===== DATASET EXCERPT

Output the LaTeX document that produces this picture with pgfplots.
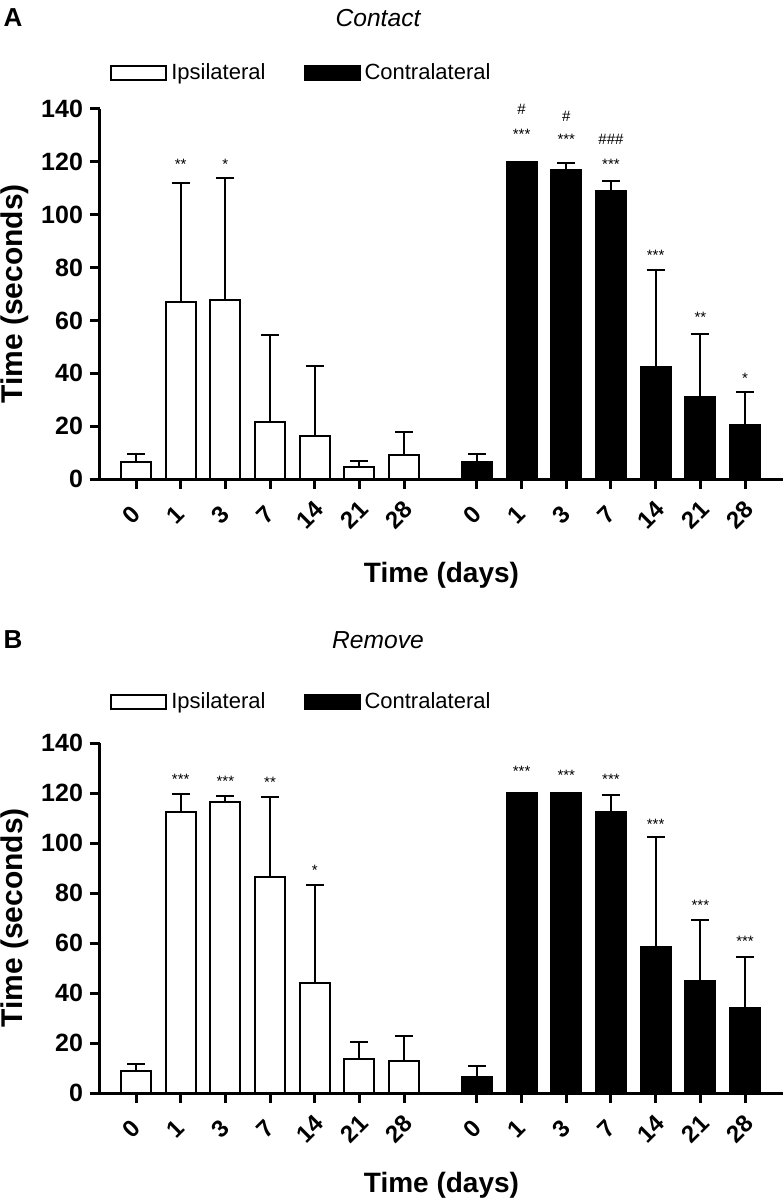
\documentclass[border=0pt]{standalone}
\usepackage{fontspec}
\setmainfont{Liberation Sans}
\usepackage{pgfplots}
\usepackage{pgfplotstable}
\pgfplotsset{compat=1.18}

\pgfplotstableread{
x y e
0 6.6 3.0
1 66.8 45.2
2 67.8 46.2
3 21.7 32.9
4 16.4 26.2
5 4.5 2.2
6 9.2 8.5
}\ipsiA
\pgfplotstableread{
x y e
7.63 6.4 3.1
8.63 120 0
9.63 117 2.5
10.63 109 3.6
11.63 42.4 36.5
12.63 31 24
13.63 20.6 12.4
}\contraA
\pgfplotstableread{
x y e
0 8.7 2.9
1 112.5 7.2
2 116.4 2.3
3 86.3 32.2
4 43.9 39.3
5 13.6 6.9
6 12.9 10.1
}\ipsiB
\pgfplotstableread{
x y e
7.63 6.5 4.3
8.63 120 0
9.63 120 0
10.63 112.4 6.7
11.63 58.5 43.8
12.63 45 24.2
13.63 34 20.3
}\contraB

\pgfplotsset{
  panel/.style={
    scale only axis,
    width=341.5pt,
    xmin=-0.806, xmax=14.48,
    ymin=0, ymax=140,
    ytick={0,20,...,140},
    xtick={0,1,2,3,4,5,6,7.63,8.63,9.63,10.63,11.63,12.63,13.63},
    xticklabels={0,1,3,7,14,21,28,0,1,3,7,14,21,28},
    axis x line*=bottom, axis y line*=left,
    axis line style={line width=1.5pt,-},
    every outer x axis line/.append style={-},
    every outer y axis line/.append style={-},
    tick align=outside,
    major tick length=5pt,
    tick style={line width=1.5pt, black},
    /pgf/number format/assume math mode=true,
    ticklabel style={font=\bfseries\fontsize{12.5}{14}\selectfont},
    xticklabel style={font=\bfseries\fontsize{12}{14}\selectfont, inner sep=0pt, yshift=-13pt, xshift=-2.5pt, rotate=45, anchor=center},
    clip=false,
    every axis y label/.style={at={(axis description cs:-0.1245,0.5)}, rotate=90, anchor=center, font=\bfseries\fontsize{15}{17}\selectfont},
    ylabel={Time (seconds)},
    xlabel={Time (days)},
    legend columns=2,
    legend image code/.code={\draw[#1, line width=1pt] (0pt,-3.5pt) rectangle (27.5pt,3.5pt);},
    error bars/error bar style={line width=1pt, black},
    error bars/error mark options={rotate=90, mark size=4.5pt, line width=1pt, black},
    every node near coord/.append style={anchor=center, inner sep=0pt, font=\fontsize{7.5}{8}\selectfont, black},
  },
  ipsi/.style={ybar, bar width=0.67, bar shift=0pt, fill=white, draw=black, line width=1pt,
    error bars/.cd, y dir=plus, y explicit},
  contra/.style={ybar, bar width=0.67, bar shift=0pt, fill=black, draw=black, line width=1pt,
    error bars/.cd, y dir=plus, y explicit},
  annot/.style={draw=none, mark=none, nodes near coords, point meta=explicit symbolic, forget plot},
}

\begin{document}
\begin{tikzpicture}
\useasboundingbox (0,0) rectangle (391.5pt,-599pt);

\node[font=\bfseries\fontsize{13}{14}\selectfont] at (6.5pt,-9pt) {A};
\node[font=\itshape\fontsize{12.3}{14}\selectfont] at (189pt,-9pt) {Contact};
\node[font=\bfseries\fontsize{13}{14}\selectfont] at (6.5pt,-320pt) {B};
\node[font=\itshape\fontsize{12.3}{14}\selectfont] at (189pt,-320pt) {Remove};

% Panel A
\begin{axis}[panel, height=185pt, at={(50pt,-239.5pt)}, anchor=south west,
  every axis x label/.style={at={(axis description cs:0.5,-0.259)}, anchor=center, font=\bfseries\fontsize{14}{16}\selectfont},
  legend style={at={(axis description cs:0.0146,1.097)}, anchor=west, draw=none, fill=none, inner sep=0pt,
    font=\fontsize{11}{13}\selectfont, /tikz/every even column/.append style={column sep=17pt}},
  legend cell align=left]
\addplot[ipsi] table[x=x, y=y, y error plus=e] {\ipsiA};
\addlegendentry{Ipsilateral}
\addplot[contra] table[x=x, y=y, y error plus=e] {\contraA};
\addlegendentry{Contralateral}
\addplot[annot] coordinates {
  (1,119.2) [**] (2,119) [*]
  (8.63,130.5) [***] (8.63,139.7) [\#]
  (9.63,128.4) [***] (9.63,137.2) [\#]
  (10.63,119.2) [***] (10.63,128.6) [\#\#\#]
  (11.63,84.7) [***] (12.63,61.2) [**] (13.63,38.1) [*]
};
\end{axis}

% Panel B
\begin{axis}[panel, height=175pt, at={(50pt,-546.5pt)}, anchor=south west,
  every axis x label/.style={at={(axis description cs:0.5,-0.263)}, anchor=center, font=\bfseries\fontsize{14}{16}\selectfont},
  legend style={at={(axis description cs:0.0146,1.117)}, anchor=west, draw=none, fill=none, inner sep=0pt,
    font=\fontsize{11}{13}\selectfont, /tikz/every even column/.append style={column sep=17pt}},
  legend cell align=left]
\addplot[ipsi] table[x=x, y=y, y error plus=e] {\ipsiB};
\addlegendentry{Ipsilateral}
\addplot[contra] table[x=x, y=y, y error plus=e] {\contraB};
\addlegendentry{Contralateral}
\addplot[annot] coordinates {
  (1,125.5) [***] (2,124.6) [***] (3,124.2) [**] (4,88.9) [*]
  (8.63,128.5) [***] (9.63,126.9) [***] (10.63,125.5) [***]
  (11.63,107.5) [***] (12.63,75.1) [***] (13.63,60.5) [***]
};
\end{axis}
\end{tikzpicture}
\end{document}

==========

GIVEN INSTRUCTION:
Copy out each line word for word, please, skipping the images.

EXERCISE ANSWER:
Output the LaTeX document that produces this picture with pgfplots.
\documentclass[border=0pt]{standalone}
\usepackage{fontspec}
\setmainfont{Liberation Sans}
\usepackage{pgfplots}
\usepackage{pgfplotstable}
\pgfplotsset{compat=1.18}

\pgfplotstableread{
x y e
0 6.6 3.0
1 66.8 45.2
2 67.8 46.2
3 21.7 32.9
4 16.4 26.2
5 4.5 2.2
6 9.2 8.5
}\ipsiA
\pgfplotstableread{
x y e
7.63 6.4 3.1
8.63 120 0
9.63 117 2.5
10.63 109 3.6
11.63 42.4 36.5
12.63 31 24
13.63 20.6 12.4
}\contraA
\pgfplotstableread{
x y e
0 8.7 2.9
1 112.5 7.2
2 116.4 2.3
3 86.3 32.2
4 43.9 39.3
5 13.6 6.9
6 12.9 10.1
}\ipsiB
\pgfplotstableread{
x y e
7.63 6.5 4.3
8.63 120 0
9.63 120 0
10.63 112.4 6.7
11.63 58.5 43.8
12.63 45 24.2
13.63 34 20.3
}\contraB

\pgfplotsset{
  panel/.style={
    scale only axis,
    width=341.5pt,
    xmin=-0.806, xmax=14.48,
    ymin=0, ymax=140,
    ytick={0,20,...,140},
    xtick={0,1,2,3,4,5,6,7.63,8.63,9.63,10.63,11.63,12.63,13.63},
    xticklabels={0,1,3,7,14,21,28,0,1,3,7,14,21,28},
    axis x line*=bottom, axis y line*=left,
    axis line style={line width=1.5pt,-},
    every outer x axis line/.append style={-},
    every outer y axis line/.append style={-},
    tick align=outside,
    major tick length=5pt,
    tick style={line width=1.5pt, black},
    /pgf/number format/assume math mode=true,
    ticklabel style={font=\bfseries\fontsize{12.5}{14}\selectfont},
    xticklabel style={font=\bfseries\fontsize{12}{14}\selectfont, inner sep=0pt, yshift=-13pt, xshift=-2.5pt, rotate=45, anchor=center},
    clip=false,
    every axis y label/.style={at={(axis description cs:-0.1245,0.5)}, rotate=90, anchor=center, font=\bfseries\fontsize{15}{17}\selectfont},
    ylabel={Time (seconds)},
    xlabel={Time (days)},
    legend columns=2,
    legend image code/.code={\draw[#1, line width=1pt] (0pt,-3.5pt) rectangle (27.5pt,3.5pt);},
    error bars/error bar style={line width=1pt, black},
    error bars/error mark options={rotate=90, mark size=4.5pt, line width=1pt, black},
    every node near coord/.append style={anchor=center, inner sep=0pt, font=\fontsize{7.5}{8}\selectfont, black},
  },
  ipsi/.style={ybar, bar width=0.67, bar shift=0pt, fill=white, draw=black, line width=1pt,
    error bars/.cd, y dir=plus, y explicit},
  contra/.style={ybar, bar width=0.67, bar shift=0pt, fill=black, draw=black, line width=1pt,
    error bars/.cd, y dir=plus, y explicit},
  annot/.style={draw=none, mark=none, nodes near coords, point meta=explicit symbolic, forget plot},
}

\begin{document}
\begin{tikzpicture}
\useasboundingbox (0,0) rectangle (391.5pt,-599pt);

\node[font=\bfseries\fontsize{13}{14}\selectfont] at (6.5pt,-9pt) {A};
\node[font=\itshape\fontsize{12.3}{14}\selectfont] at (189pt,-9pt) {Contact};
\node[font=\bfseries\fontsize{13}{14}\selectfont] at (6.5pt,-320pt) {B};
\node[font=\itshape\fontsize{12.3}{14}\selectfont] at (189pt,-320pt) {Remove};

% Panel A
\begin{axis}[panel, height=185pt, at={(50pt,-239.5pt)}, anchor=south west,
  every axis x label/.style={at={(axis description cs:0.5,-0.259)}, anchor=center, font=\bfseries\fontsize{14}{16}\selectfont},
  legend style={at={(axis description cs:0.0146,1.097)}, anchor=west, draw=none, fill=none, inner sep=0pt,
    font=\fontsize{11}{13}\selectfont, /tikz/every even column/.append style={column sep=17pt}},
  legend cell align=left]
\addplot[ipsi] table[x=x, y=y, y error plus=e] {\ipsiA};
\addlegendentry{Ipsilateral}
\addplot[contra] table[x=x, y=y, y error plus=e] {\contraA};
\addlegendentry{Contralateral}
\addplot[annot] coordinates {
  (1,119.2) [**] (2,119) [*]
  (8.63,130.5) [***] (8.63,139.7) [\#]
  (9.63,128.4) [***] (9.63,137.2) [\#]
  (10.63,119.2) [***] (10.63,128.6) [\#\#\#]
  (11.63,84.7) [***] (12.63,61.2) [**] (13.63,38.1) [*]
};
\end{axis}

% Panel B
\begin{axis}[panel, height=175pt, at={(50pt,-546.5pt)}, anchor=south west,
  every axis x label/.style={at={(axis description cs:0.5,-0.263)}, anchor=center, font=\bfseries\fontsize{14}{16}\selectfont},
  legend style={at={(axis description cs:0.0146,1.117)}, anchor=west, draw=none, fill=none, inner sep=0pt,
    font=\fontsize{11}{13}\selectfont, /tikz/every even column/.append style={column sep=17pt}},
  legend cell align=left]
\addplot[ipsi] table[x=x, y=y, y error plus=e] {\ipsiB};
\addlegendentry{Ipsilateral}
\addplot[contra] table[x=x, y=y, y error plus=e] {\contraB};
\addlegendentry{Contralateral}
\addplot[annot] coordinates {
  (1,125.5) [***] (2,124.6) [***] (3,124.2) [**] (4,88.9) [*]
  (8.63,128.5) [***] (9.63,126.9) [***] (10.63,125.5) [***]
  (11.63,107.5) [***] (12.63,75.1) [***] (13.63,60.5) [***]
};
\end{axis}
\end{tikzpicture}
\end{document}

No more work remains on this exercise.